Thomas, you mention bands like Aztec Camera that I don't know: I'm too provincial. But in the US (particularly Georgia), if there are 80s influences, it's Camper van Beethoven. I think a lot of the influence was political: there was a feeling that we needed to be better progressives, but prog rock in the US had become sort of right-wing (emphasis on chops rather than "feeling it") and so progressives needed a new sound. Bringing in DIY string and horn sections met the challenge.
― Euler, Thursday, 28 February 2008 14:47 (eighteen years ago)
Crowded House are another example.
And I can see some musical similarities between them and Elephant 6 bands. But for me, Elephant6 took the Sgt Peppers template and made it dirty & lo-fi. If anything, what distinguishes the early nineties stuff we're talking about is that it's understated, nicely recorded, organic and "tidy"-sounding.
I kinda see most of those E6 bands as being a US counterpart to stuff like Super Furry Animals or Gorkys over here
― Thomas, Thursday, 28 February 2008 15:08 (eighteen years ago)
"Beautiful Day" opened the door for "Fell in Love with a Girl".
― Eazy, Thursday, 28 February 2008 15:21 (eighteen years ago)

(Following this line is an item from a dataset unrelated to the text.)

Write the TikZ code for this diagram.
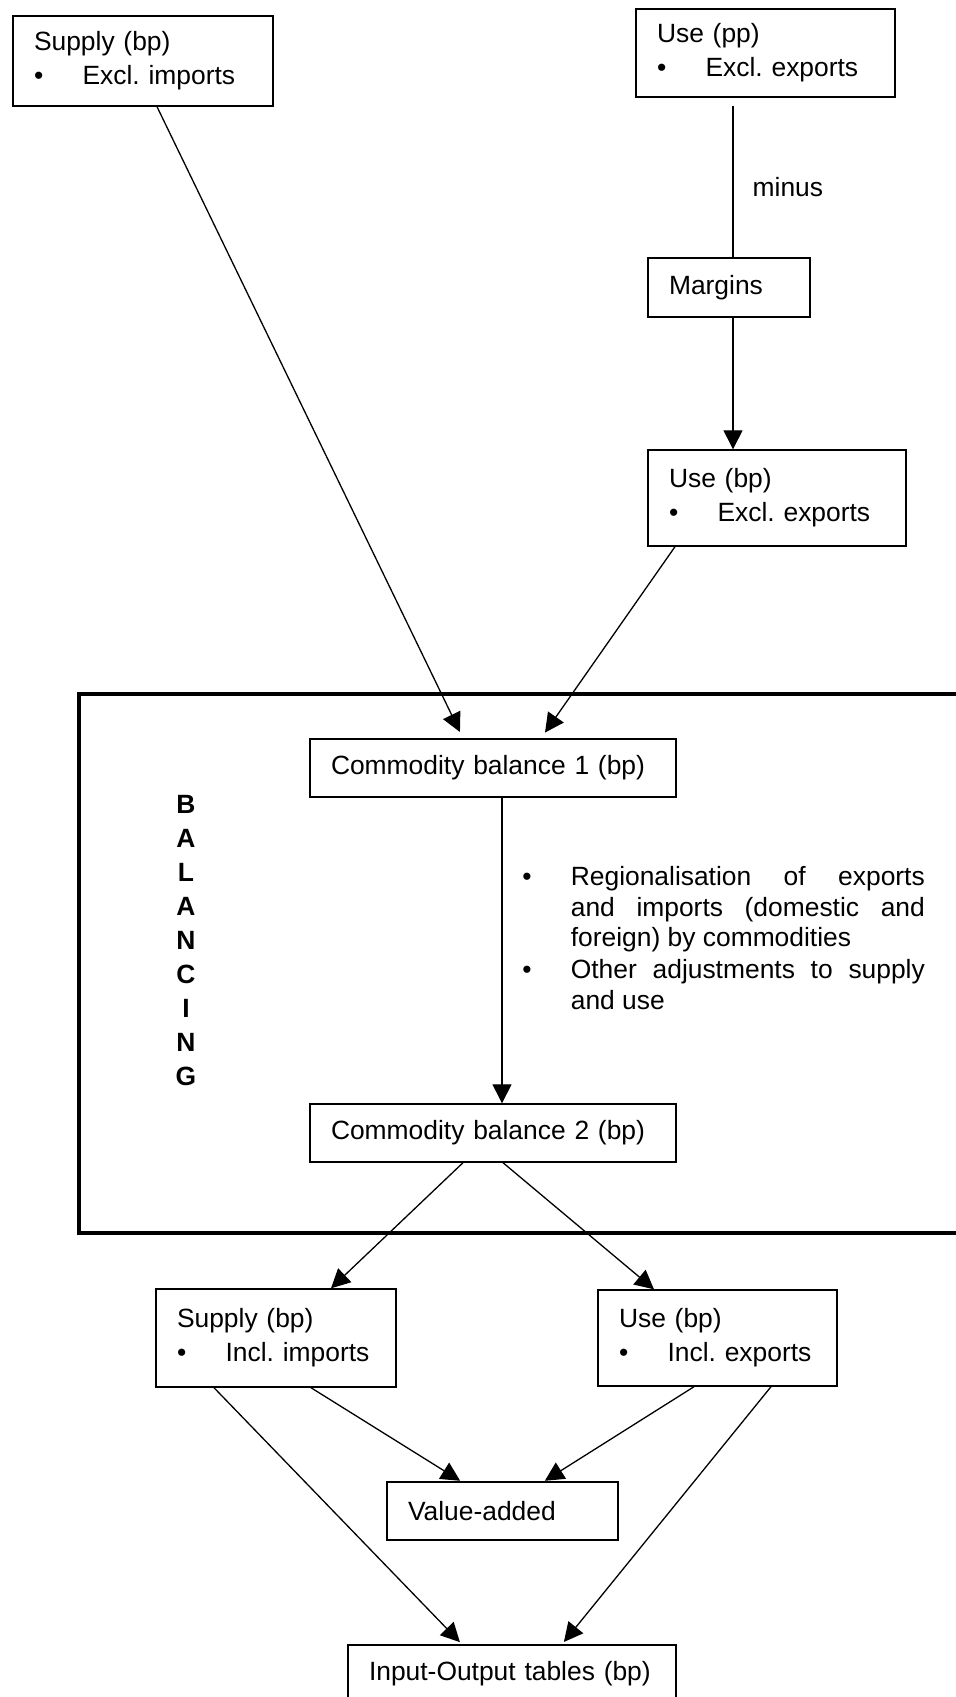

on SFA and Gorky's: totally, those two bands were the ones from the UK that stuck the most among the scene in the US I'm talking about.
I got the impression that the E6 bands were trying to get a high 60s sound, but didn't have the cash. But I don't think that's all they were trying to get. And you're right that Jellyfish was nicely recorded, on a major label. I don't think Jellyfish was particularly understated though: "The King Is Half Undressed" is an enormous sounding record, with rock signifiers (climaxes, etc.) but with different textures than usual in rock (first Lenny Kravitz album another one that fits here in the early 90s).
― Euler, Thursday, 28 February 2008 15:27 (eighteen years ago)
yes and yes on jellyfish and lk.
in my thinking, the difference there (and with presidents, ween...things i cant think of) was the split between "alternative" and "indie". jellyfish didnt want to be a bar band or do the van circut, they wanted to be stars, which is much more the british formula. and the sort of thing current us blogrock-pop seems to go for. a twist on what can be huge vs. going for a certain sound cause yr into it.